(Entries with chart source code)
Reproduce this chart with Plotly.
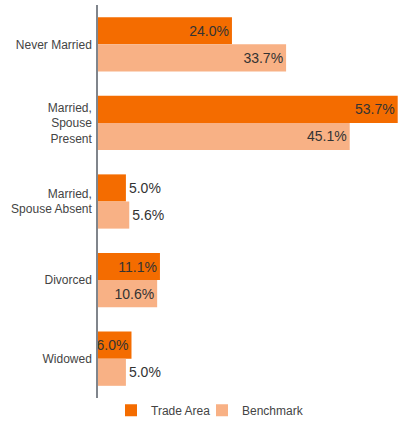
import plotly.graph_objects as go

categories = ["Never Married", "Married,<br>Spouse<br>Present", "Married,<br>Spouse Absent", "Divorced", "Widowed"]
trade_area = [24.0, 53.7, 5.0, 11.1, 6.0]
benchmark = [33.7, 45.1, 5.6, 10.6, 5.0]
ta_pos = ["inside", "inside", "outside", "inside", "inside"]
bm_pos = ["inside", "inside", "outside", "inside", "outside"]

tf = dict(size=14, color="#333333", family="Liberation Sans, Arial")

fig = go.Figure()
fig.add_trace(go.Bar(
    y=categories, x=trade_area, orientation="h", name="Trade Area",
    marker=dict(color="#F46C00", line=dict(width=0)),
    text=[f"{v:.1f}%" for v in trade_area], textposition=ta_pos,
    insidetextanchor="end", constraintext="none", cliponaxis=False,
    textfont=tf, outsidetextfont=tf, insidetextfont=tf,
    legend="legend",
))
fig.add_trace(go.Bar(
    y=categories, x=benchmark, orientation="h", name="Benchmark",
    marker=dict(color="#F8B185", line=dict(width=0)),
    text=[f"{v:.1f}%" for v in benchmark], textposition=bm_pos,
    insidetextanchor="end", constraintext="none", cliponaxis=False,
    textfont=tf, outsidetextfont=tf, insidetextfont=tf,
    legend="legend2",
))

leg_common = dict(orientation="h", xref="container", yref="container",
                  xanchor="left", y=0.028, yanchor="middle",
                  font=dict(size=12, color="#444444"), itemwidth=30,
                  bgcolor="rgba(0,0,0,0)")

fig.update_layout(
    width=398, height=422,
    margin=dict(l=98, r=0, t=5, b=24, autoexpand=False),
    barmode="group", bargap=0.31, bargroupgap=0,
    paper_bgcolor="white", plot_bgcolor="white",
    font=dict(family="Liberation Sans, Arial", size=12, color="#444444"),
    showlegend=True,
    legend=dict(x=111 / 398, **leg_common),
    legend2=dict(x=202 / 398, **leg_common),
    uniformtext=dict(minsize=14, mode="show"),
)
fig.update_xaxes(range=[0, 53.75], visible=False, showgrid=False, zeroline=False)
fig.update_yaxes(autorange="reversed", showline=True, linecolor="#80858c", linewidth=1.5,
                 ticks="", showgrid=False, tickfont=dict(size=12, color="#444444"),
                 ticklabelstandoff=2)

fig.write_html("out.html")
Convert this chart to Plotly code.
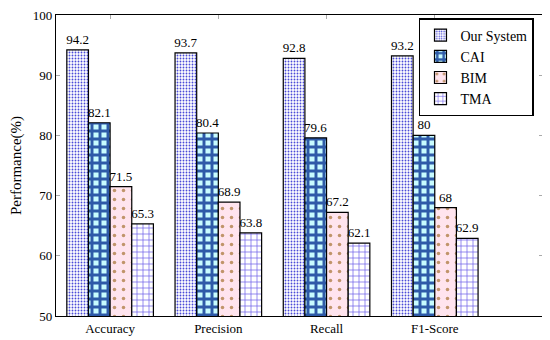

▶ [EXERCISE DESCRIPTION] Output every entry verbatim. Pictures do not belong in the copy.

▶ [OUTPUT FOR THIS TASK]
Reproduce this chart with Plotly.
import plotly.graph_objects as go

categories = ["Never Married", "Married,<br>Spouse<br>Present", "Married,<br>Spouse Absent", "Divorced", "Widowed"]
trade_area = [24.0, 53.7, 5.0, 11.1, 6.0]
benchmark = [33.7, 45.1, 5.6, 10.6, 5.0]
ta_pos = ["inside", "inside", "outside", "inside", "inside"]
bm_pos = ["inside", "inside", "outside", "inside", "outside"]

tf = dict(size=14, color="#333333", family="Liberation Sans, Arial")

fig = go.Figure()
fig.add_trace(go.Bar(
    y=categories, x=trade_area, orientation="h", name="Trade Area",
    marker=dict(color="#F46C00", line=dict(width=0)),
    text=[f"{v:.1f}%" for v in trade_area], textposition=ta_pos,
    insidetextanchor="end", constraintext="none", cliponaxis=False,
    textfont=tf, outsidetextfont=tf, insidetextfont=tf,
    legend="legend",
))
fig.add_trace(go.Bar(
    y=categories, x=benchmark, orientation="h", name="Benchmark",
    marker=dict(color="#F8B185", line=dict(width=0)),
    text=[f"{v:.1f}%" for v in benchmark], textposition=bm_pos,
    insidetextanchor="end", constraintext="none", cliponaxis=False,
    textfont=tf, outsidetextfont=tf, insidetextfont=tf,
    legend="legend2",
))

leg_common = dict(orientation="h", xref="container", yref="container",
                  xanchor="left", y=0.028, yanchor="middle",
                  font=dict(size=12, color="#444444"), itemwidth=30,
                  bgcolor="rgba(0,0,0,0)")

fig.update_layout(
    width=398, height=422,
    margin=dict(l=98, r=0, t=5, b=24, autoexpand=False),
    barmode="group", bargap=0.31, bargroupgap=0,
    paper_bgcolor="white", plot_bgcolor="white",
    font=dict(family="Liberation Sans, Arial", size=12, color="#444444"),
    showlegend=True,
    legend=dict(x=111 / 398, **leg_common),
    legend2=dict(x=202 / 398, **leg_common),
    uniformtext=dict(minsize=14, mode="show"),
)
fig.update_xaxes(range=[0, 53.75], visible=False, showgrid=False, zeroline=False)
fig.update_yaxes(autorange="reversed", showline=True, linecolor="#80858c", linewidth=1.5,
                 ticks="", showgrid=False, tickfont=dict(size=12, color="#444444"),
                 ticklabelstandoff=2)

fig.write_html("out.html")
Convert this chart to Plotly code.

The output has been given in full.